As part of the National Heart, Lung and Blood Institute’s Growth and Health Study, 1,166 Caucasian and 1,213 African American girls ages 9 and 10 years were tracked for more than 10 years. Researchers measured the girls’ height, weight, blood pressure, and cholesterol annually through age 18. They also obtained self-reported measures at ages 21 to 23 years.
According to the report of the study published in the Journal of Pediatrics, overweight rates increased through adolescence from 7 to 10 percent in the Caucasian girls and from 17 to 24 percent in African American girls.
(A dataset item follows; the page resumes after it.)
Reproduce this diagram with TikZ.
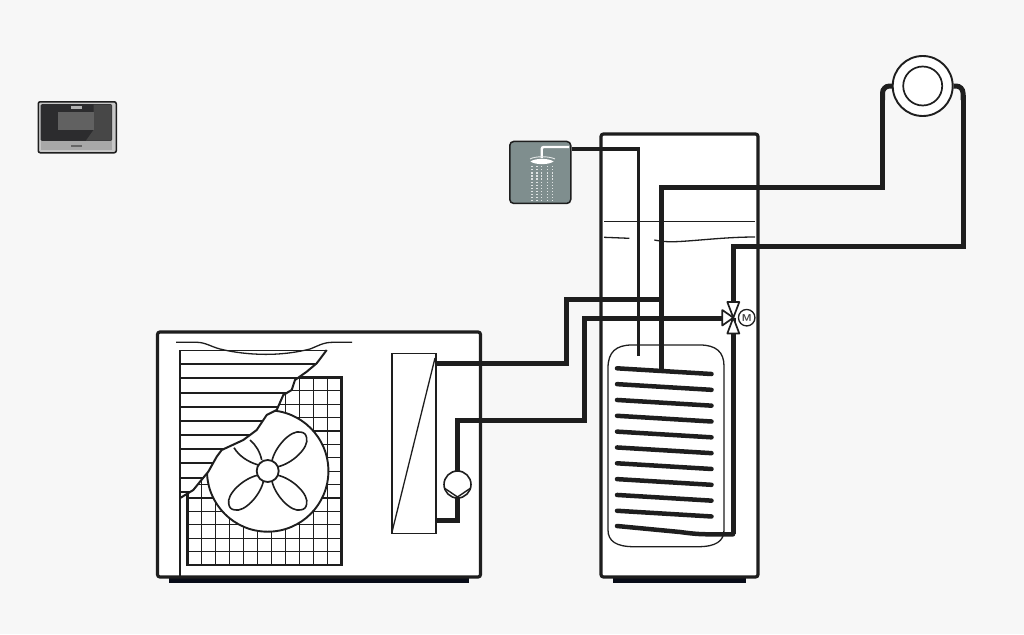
\documentclass[tikz,border=0pt]{standalone}
\usepackage{tikz}
\usetikzlibrary{calc,positioning}
\definecolor{bgColor}{RGB}{247,247,247}
\definecolor{drawColor}{RGB}{30,30,30}
\definecolor{baseColor}{RGB}{8,12,24}
\definecolor{showerColor}{RGB}{127,142,142}
\definecolor{remoteColor}{RGB}{44,44,46}
\definecolor{remoteGrey}{RGB}{168,168,168}
\tikzset{
  casing/.style={draw=drawColor,fill=white,line width=3.2pt,rounded corners=2.5pt},
  basebar/.style={fill=baseColor,draw=none},
  pipe/.style={draw=drawColor,line width=5pt,line join=miter},
  thinpipe/.style={draw=drawColor,line width=3.4pt,line join=miter},
  thinline/.style={draw=drawColor,line width=1.3pt},
  finline/.style={draw=drawColor,line width=2pt},
  gridline/.style={draw=drawColor,line width=1.2pt},
  bladeline/.style={draw=drawColor,line width=1.6pt,fill=white},
  symbolbox/.style={draw=drawColor,fill=white,line width=1.6pt,inner sep=0pt,outer sep=0pt},
  coilline/.style={draw=drawColor,line width=4.5pt,line cap=round,line join=round},
  valvewedge/.style={draw=drawColor,fill=white,line width=1.7pt,line join=round}
}
\newcommand{\tearline}{(180.7,497.7) -- (193.3,490) -- (200,481.7) -- (208.3,471.7) -- (216.7,456.7) -- (221.7,450) -- (243.3,440) -- (256.7,430) -- (266.7,415) -- (276.7,410) -- (283.3,395) -- (291.7,390) -- (295,380) -- (306.7,371.7) -- (316.7,363.3) -- (326.7,350)}
\begin{document}
\begin{tikzpicture}[x=1pt,y=-1pt]
\path[use as bounding box,fill=bgColor] (0,0) rectangle (1024,634);
% outdoor unit
\path[basebar] (169,576) rectangle (469,583);
\node[casing,minimum width=323pt,minimum height=245pt,inner sep=0pt,outer sep=0pt,anchor=north west] (outdoor) at (157.5,332) {};
\foreach \xpos in {0,...,11}
  \draw[gridline] ({187.3+14.03*\xpos},377.3) -- ({187.3+14.03*\xpos},565);
\foreach \ypos in {0,...,14}
  \draw[gridline] (187.3,{377.3+13.41*\ypos}) -- (341.7,{377.3+13.41*\ypos});
\draw[draw=drawColor,line width=2.8pt] (187.3,377.3) rectangle (341.7,565);
\node[circle,draw=drawColor,fill=white,line width=1.9pt,minimum size=121.4pt,inner sep=0pt] (fan) at (267.7,471) {};
\begin{scope}
\path[clip] (180,350) -- (180,497.7) -- \tearline -- cycle;
\path[fill=white] (170,340) rectangle (345,510);
\foreach \ypos in {0,...,10}
  \draw[finline] (180,{350+14.17*\ypos}) -- (345,{350+14.17*\ypos});
\end{scope}
\draw[finline,line join=round] \tearline;
\draw[draw=drawColor,line width=2.4pt] (180,350) -- (180,577);
\draw[thinline] (176,342.3) -- (197,342.3) .. controls (205,342.3) and (212,347) .. (220,349) .. controls (240,354) and (275,358) .. (310,349) .. controls (318,346) and (323,342.3) .. (333,342.3) -- (352,342.3);
% fan blades
\foreach \ang in {45,-45,-135}
  \draw[bladeline,shift={(fan.center)},rotate=\ang] (10,-4) .. controls (22,-12) and (46,-13) .. (51,-4) .. controls (53,-1) and (53,1) .. (51,4) .. controls (46,13) and (22,12) .. (10,4);
\draw[bladeline,fill=none] (250,440) .. controls (256,445) and (260,452) .. (261.7,460);
\draw[bladeline,fill=none] (234,447.7) .. controls (239,456) and (248,462) .. (258.3,465);
\node[circle,draw=drawColor,fill=white,line width=1.8pt,minimum size=22pt,inner sep=0pt] (fanhub) at (fan.center) {};
% heat exchanger and pump
\node[symbolbox,minimum width=44.3pt,minimum height=180pt,anchor=north west] (exchanger) at (391.7,353.3) {};
\draw[thinline] (exchanger.south west) -- (435,358);
\coordinate (exchtop) at (436,363);
\coordinate (exchlow) at (436,520.5);
\node[circle,symbolbox,minimum size=27pt] (pump) at (457.5,484.5) {};
\draw[draw=drawColor,line width=1.4pt] (445,488.5) -- (457.5,497) -- (470,488.5);
% tank
\path[basebar] (613,576) rectangle (746,583);
\node[casing,minimum width=157pt,minimum height=443pt,inner sep=0pt,outer sep=0pt,anchor=north west] (tank) at (601,134) {};
\draw[thinline] (604,221.7) -- (755,221.7);
\draw[thinline] (604,237.3) -- (629.3,238.3);
\draw[thinline] (654.3,240) .. controls (662,241.5) and (668,242) .. (675,241.7) .. controls (695,241) and (725,237) .. (755,237);
\draw[draw=drawColor,fill=white,line width=1.3pt] (608,368) .. controls (608,352) and (616,345) .. (632,345) -- (700,345) .. controls (716,345) and (724,352) .. (724,366) -- (724,530) .. controls (724,541) and (716,546.7) .. (698,546.7) -- (634,546.7) .. controls (616,546.7) and (608,541) .. (608,530) -- cycle;
% coil
\foreach \row in {0,...,9}
  \draw[coilline] (617,{368.3+15.83*\row}) -- (711.5,{374+15.83*\row});
\draw[coilline] (617,526) -- (680,532) .. controls (695,534) and (700,534.3) .. (712,534.3) -- (733,534.3);
% pipes
\node[circle,draw=drawColor,fill=white,line width=1.9pt,minimum size=60pt,inner sep=0pt] (radiator) at (922.7,86) {};
\node[circle,draw=drawColor,fill=white,line width=1.7pt,minimum size=39pt,inner sep=0pt] (radiatorin) at (radiator.center) {};
\node[draw=drawColor,fill=showerColor,line width=1.5pt,rounded corners=4pt,minimum width=61pt,minimum height=62pt,inner sep=0pt,anchor=north west] (shower) at (509,140.7) {};
\coordinate (valve) at (733.3,317.7);
\draw[pipe] (exchtop) -- (566,363) -- (566,299) -- (662,299);
\draw[pipe] (pump.north) -- (457.5,420.5) -- (584,420.5) -- (584,318) -- (724,318);
\draw[pipe] (exchlow) -- (457.5,520.5) -- (pump.south);
\draw[thinpipe] (shower.east |- 0,149) -- (638.5,149) -- (638.5,356);
\draw[pipe] (661,370) -- (661,187) -- (882.5,187) -- (882.5,94);
\draw[pipe,rounded corners=7pt] (882.5,100) -- (882.5,86) -- (radiator.west);
\draw[pipe,rounded corners=7pt] (radiator.east) -- (963,86) -- (963,100);
\draw[pipe] (963,95) -- (963,246) -- (733.3,246) -- (733.3,302);
\draw[pipe] (valve) -- (733.3,534.3);
% mixing valve
\draw[valvewedge] (valve) -- (727.3,302) -- (739.3,302) -- cycle;
\draw[valvewedge] (valve) -- (727.3,333.5) -- (739.3,333.5) -- cycle;
\draw[valvewedge] (valve) -- (722.3,310) -- (722.3,325.5) -- cycle;
\node[circle,draw=drawColor,fill=white,line width=1.3pt,minimum size=16.5pt,inner sep=0pt,font=\fontsize{10}{10}\sffamily\bfseries,text=drawColor!85] (motor) at (746.7,317.7) {M};
% shower
\draw[draw=white,line width=2.4pt,rounded corners=2pt] (569,147) -- (541.7,147) -- (541.7,158);
\path[fill=white] (530.5,161.5) .. controls (535,158) and (549,158) .. (553.5,161.5) .. controls (549,165) and (535,165) .. (530.5,161.5) -- cycle;
\draw[draw=white!80!showerColor,line width=0.9pt] (530,159) .. controls (535,156) and (549,156) .. (555,159);
\foreach \xpos in {532,537,541.7,547.7,552.7}
  \draw[draw=white!75!showerColor,line width=1.2pt,dash pattern=on 1.3pt off 1.8pt] (\xpos,166) -- (\xpos,201);
% remote control
\node[draw=drawColor,fill=white!78!black,line width=1.5pt,rounded corners=2pt,minimum width=78pt,minimum height=51pt,inner sep=0pt,anchor=north west] (remote) at (37.5,101) {};
\path[fill=remoteColor,rounded corners=1.5pt] (40.5,104) rectangle (112,141);
\path[fill=remoteGrey] (40.5,141) rectangle (112,150);
\path[fill=black!72] (93.5,104.5) -- (111.5,104.5) -- (111.5,140.5) -- (86,140.5) -- (93.5,130) -- cycle;
\path[fill=black!62] (58,111.7) rectangle (93.5,130);
\path[fill=white!70!black] (71,105.8) rectangle (82,108.5);
\path[fill=black!60] (71,145) rectangle (82,146.5);
\end{tikzpicture}
\end{document}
Girls were 1.6 times more likely to become overweight between 9 and 12 years of age than in later adolescence.
“Girls who were overweight during childhood were 11 to 30 times more likely to be obese in young adulthood,” Dr. Douglas R. Thompson from Maryland Medical Research Institute, Baltimore, and colleagues report.
What’s particularly concerning, the authors report, is that young girls who were overweight were 3 to 10 times more likely to have unhealthy blood pressure levels, HDL cholesterol (the good cholesterol), and triglyceride levels. They were also 3-times more likely to have high levels of LDL cholesterol (the bad cholesterol).
These data indicate that a relationship between cardiovascular disease risk factors and overweight is already present at age 9 and “suggest that pediatricians should address the health correlates of overweight during childhood.”
“The challenge for clinicians, community leaders, researchers, and public health officials will be to develop effective innovative obesity prevention interventions that can be widely generalized and disseminated, so that the dire prediction that deaths related to obesity will soon become the leading cause of mortality in the United States does not come to pass,” Thompson and colleagues conclude.